Standard & Poor’s Raises Mozambique Rating to CCC+ After Selective Default

Financial ratings agency Standard & Poor’s has raised Mozambique’s rating to CCC+, after placing the country on Selective Default for one day, “to signal that there were payment defaults” earlier this year.

“Unfortunately, Mozambique did not have a grace period in the rules on domestic debt issues; if they are more than 5 days late it is a ‘default’ under our criteria, so as they exceeded five days in many cases, this led us to put the rating on SD [‘Selective Default’, in the original English], explained the director of sovereign ratings at S&P, Ravi Bathia.

Speaking to Lusa following the downgrade of the rating on local currency issues, from B- to SD, on Wednesday, and then rising to CCC+, on Thursday, one level below the rating it had at the beginning of the week, Ravi Bathia explained that the downgrade to SD was a signal sent to investors as a matter of transparency, to point out that Mozambique was late in making domestic debt payments between February and May, but that the situation has now been resolved.

“Subsequently, Mozambique has resolved the issue and they are paying within the due period, we see the problem resolved, and so we have taken them out of default again, but due to pressures on the financial system and inflationary and public spending pressures, we have put the rating for local currency issues at CCC+ because we still consider that difficulties remain, which Mozambique is resolving, and in a better position, and that is why we have upgraded the rating,” added the S&P director.

Mozambique thus saw the S&P analysis on domestic sovereign issues worsened by one level, from B- to CCC+, but kept unchanged the ‘rating’ relative to international issues, namely Eurobonds, on which there was no delay, therefore remaining at CCC+/C.

“On the foreign currency issues, they had some issues at the bilateral level, but they continued to pay in full and on time on the commercial debt commitments; We assess the capacity and willingness to pay the commercial debt, but in the case of the bilateral, even if they are delayed, this does not imply a move in the rating,” the analyst explained.

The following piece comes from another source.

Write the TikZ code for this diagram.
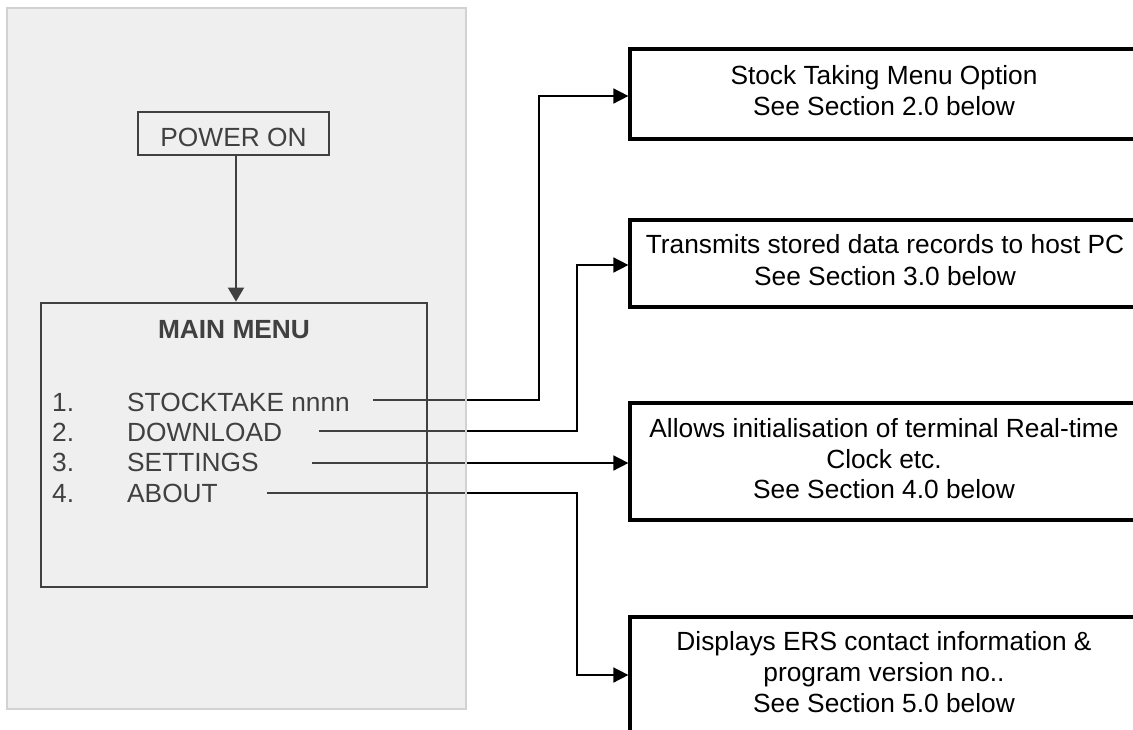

Asked why S&P downgraded the rating from B- to Selective Default for a day, and then upgraded it to CCC+, one notch below the initial level, Ravi Bathia replied, “We wanted to point out that payments were missed between February and May, we wanted to reflect this to investors for the sake of transparency; we put it on SD to reflect that payments due were missed, but we don’t have to stay on SD for long, it was a matter of showing that there were payment failures. You only have to go to SD for one day for the sake of transparency.”

Asked why the rating was revised from ‘default’ to a level below where it was, the analyst argued that the macroeconomic situation has changed since the last assessment.

“We still feel, even though it has been resolved, that there are issues about the payment system that may have been addressed earlier,” he argued, adding that there were other factors: “inflationary pressures increase costs in the system, in wages and other lines of defence, the authorities face fiscal tightening which reduces the amount of money available for debt repayment, even in the domestic market.”

On the importance for the economy of investments in the large natural gas projects in the north of the country, the analyst responsible at S&P assumes that they are fundamental to transforming the Mozambican economy, and therefore concludes that until the projects become operational and the gas begins to be exported, the country’s macroeconomic situation will not change substantially.

“From now on, until we see the big gas projects up and running, budgetary pressures will continue and this affects the rating of the local currency,” he concluded.